(Required work)
Omit pictures and quote the listing below line by line, from its start through the line that holds "const yTicks = [0, 10, 20, 30, 40, 50, 60, 70];".

(Given data)
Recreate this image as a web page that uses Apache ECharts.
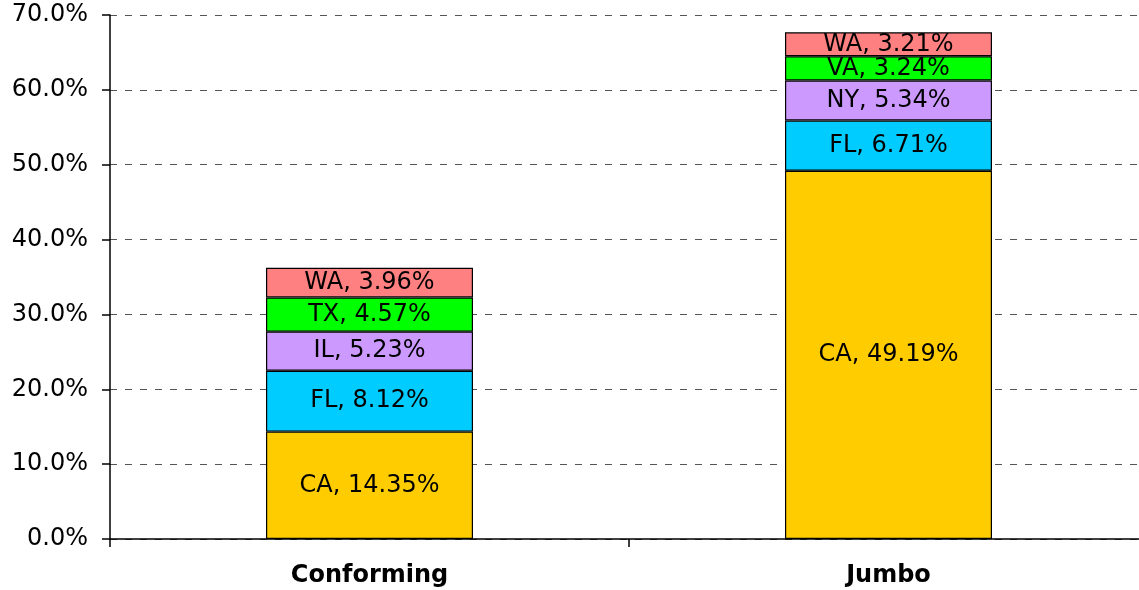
<!DOCTYPE html>
<html><head><meta charset="utf-8">
<script src="https://cdn.jsdelivr.net/npm/echarts@6/dist/echarts.min.js"></script>
<style>html,body{margin:0;padding:0;background:#fff;overflow:hidden;width:1139px;height:590px}#c{width:1148px;height:590px}</style>
</head><body><div id="c"></div>
<script>
const categories = ['Conforming', 'Jumbo'];
// stack layers from bottom to top; each layer has state names and values per category
const layerNames = [
  ['CA', 'CA'],
  ['FL', 'FL'],
  ['IL', 'NY'],
  ['TX', 'VA'],
  ['WA', 'WA']
];
const layerValues = [
  [14.35, 49.19],
  [8.12, 6.71],
  [5.23, 5.34],
  [4.57, 3.24],
  [3.96, 3.21]
];
const layerColors = ['#FFCC00', '#00CCFF', '#CC99FF', '#00FF00', '#FF8080'];
const yTicks = [0, 10, 20, 30, 40, 50, 60, 70];

const FONT = 'DejaVu Sans';
const chart = echarts.init(document.getElementById('c'), null, {renderer: 'canvas'});
const series = layerValues.map((vals, i) => ({
  type: 'bar',
  stack: 'total',
  barWidth: 207,
  data: vals,
  itemStyle: {color: layerColors[i], borderColor: '#000', borderWidth: 1.2},
  label: {
    show: true,
    position: 'inside',
    color: '#000',
    fontFamily: FONT,
    fontSize: 24,
    formatter: p => layerNames[i][p.dataIndex] + ', ' + p.value.toFixed(2) + '%'
  },
  emphasis: {disabled: true}
}));
chart.setOption({
  animation: false,
  backgroundColor: '#fff',
  grid: {left: 110, top: 15, bottom: 51, right: 0, containLabel: false},
  xAxis: {
    type: 'category',
    data: categories,
    axisLine: {lineStyle: {color: '#000', width: 1.5}},
    axisTick: {show: true, length: 8, lineStyle: {color: '#000', width: 1.5}},
    axisLabel: {color: '#000', fontFamily: FONT, fontWeight: 'bold', fontSize: 24, margin: 25}
  },
  yAxis: {
    type: 'value',
    min: yTicks[0],
    max: yTicks[yTicks.length - 1],
    interval: 10,
    axisLine: {show: true, lineStyle: {color: '#000', width: 1.5}},
    axisTick: {show: true, length: 8, lineStyle: {color: '#000', width: 1.5}},
    axisLabel: {color: '#000', fontFamily: FONT, fontSize: 24, margin: 22, formatter: v => v.toFixed(1) + '%'},
    splitLine: {show: true, lineStyle: {color: '#555', type: [7, 8], width: 1}}
  },
  series: series
});
</script></body></html>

(Task result)
Recreate this image as a web page that uses Apache ECharts.
<!DOCTYPE html>
<html><head><meta charset="utf-8">
<script src="https://cdn.jsdelivr.net/npm/echarts@6/dist/echarts.min.js"></script>
<style>html,body{margin:0;padding:0;background:#fff;overflow:hidden;width:1139px;height:590px}#c{width:1148px;height:590px}</style>
</head><body><div id="c"></div>
<script>
const categories = ['Conforming', 'Jumbo'];
// stack layers from bottom to top; each layer has state names and values per category
const layerNames = [
  ['CA', 'CA'],
  ['FL', 'FL'],
  ['IL', 'NY'],
  ['TX', 'VA'],
  ['WA', 'WA']
];
const layerValues = [
  [14.35, 49.19],
  [8.12, 6.71],
  [5.23, 5.34],
  [4.57, 3.24],
  [3.96, 3.21]
];
const layerColors = ['#FFCC00', '#00CCFF', '#CC99FF', '#00FF00', '#FF8080'];
const yTicks = [0, 10, 20, 30, 40, 50, 60, 70];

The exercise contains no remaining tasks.